My main point is that this is going to have unprecedented consequences for breakthroughs in medicine, and these must be incorporated in avant garde government policy. There are three reasons for this. The first is that for the first time in history, scientists can communicate with one another directly across the world in a way that was not possible before. There are vast volumes of accessible medical information on massive online sites that can drive medical advances in a way that was simply not possible until this generation. The second reason is that radical advances propelled by the computing capacity of supercomputers are simply unlocking areas of medicine that we had no idea we could conquer: you can decouple genetic chains, for example, and there have been massive advances in stem cell research. Many people will have seen material in the newspapers recently about breakthroughs in cancer. This is the cutting edge of advances that will become much more profound, and we must embody them in policy. The third reason is the breakthroughs everywhere in monitoring self-care and preventive medicine.

I wonder whether the Minister has read the book by Eric Topol, the celebrated American heart surgeon, called The Patient Will See You Now, which was a New York Times bestseller. We know what ordinarily happens when we go to A&E: we get there, we wait for five or six hours and they say, “The doctor will see you now”. The point of the title The Patient Will See You Now is that we will see a period of radical empowerment of patients through a diversity of digital technologies. This is not the future but the present, and there are many examples of how it is already working. We might think it will happen only down the line, but this is a period in which whole industries have been wiped out overnight and the same thing could also happen creatively in most areas of medicine and science. Technology might appear to be, as it were, the antithesis of the human—of living along with other people in a personal and direct fashion—but it is not.
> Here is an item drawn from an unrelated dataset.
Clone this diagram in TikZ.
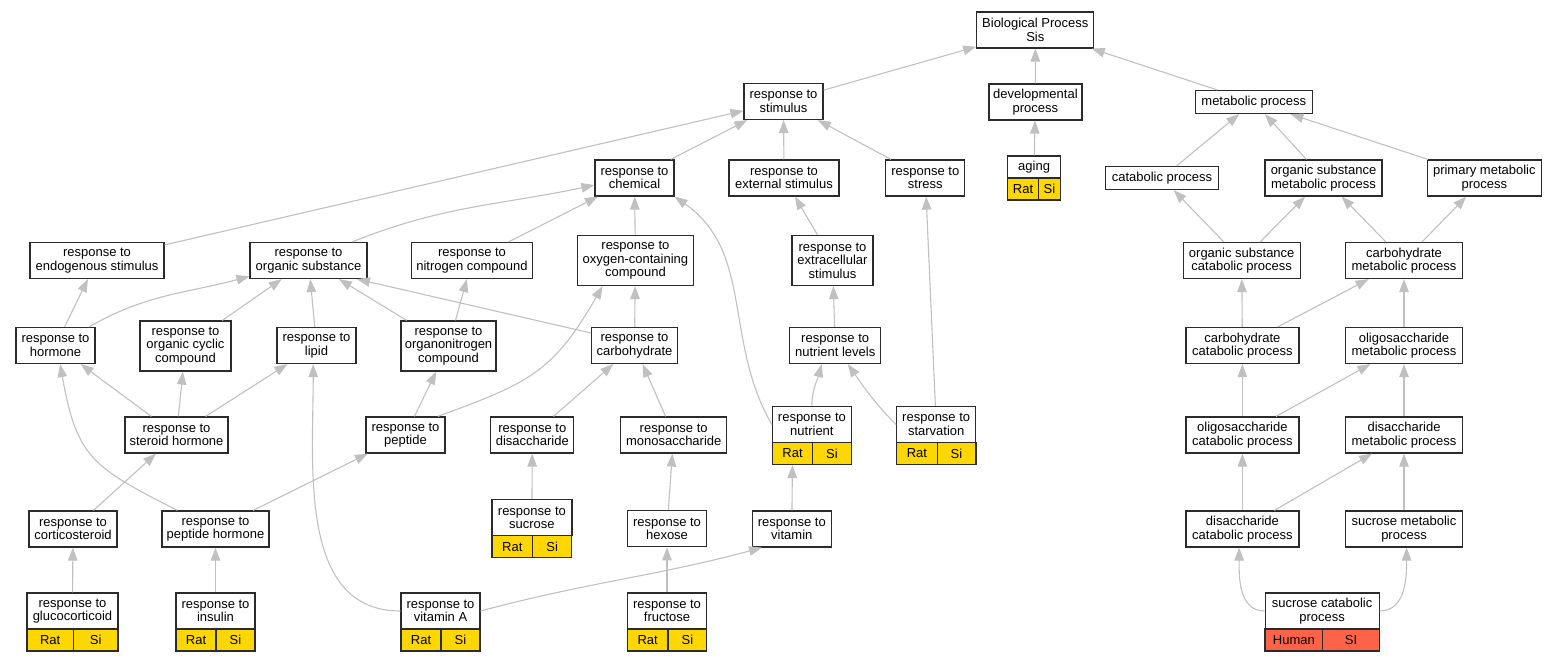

I conclude by mentioning the example of Denmark, which is one of thousands that one could quote from around the world. In Denmark, remote monitoring and video conferencing are playing a huge role in end-of-life care and have transformed it. Over half the deaths in Denmark used to occur in hospital, with many people suffering in isolation. Now 90% of people pass away at home in the company of loved ones, even if some are on the other side of the world. No one working in the health service or in medicine should misunderstand the huge waves of change, which are not in their later stages but in their early stages and will radically transform what hospitals are and what medical care is. Eric Topol says that hospitals will eventually disappear. I do not think that that is a stupid idea; it is down the line.

Can the Minister comment on whether the Alan Turing Institute, which was being set up before the election, will come into being? It will be a cutting-edge institute for advanced maths and algorithms. I think some £42 million was supposedly dedicated by the Government for that institute, and five major British universities will be involved. Can the Minister confirm that that money will be there and the institute will devote a substantial proportion of its work to frontier medical research?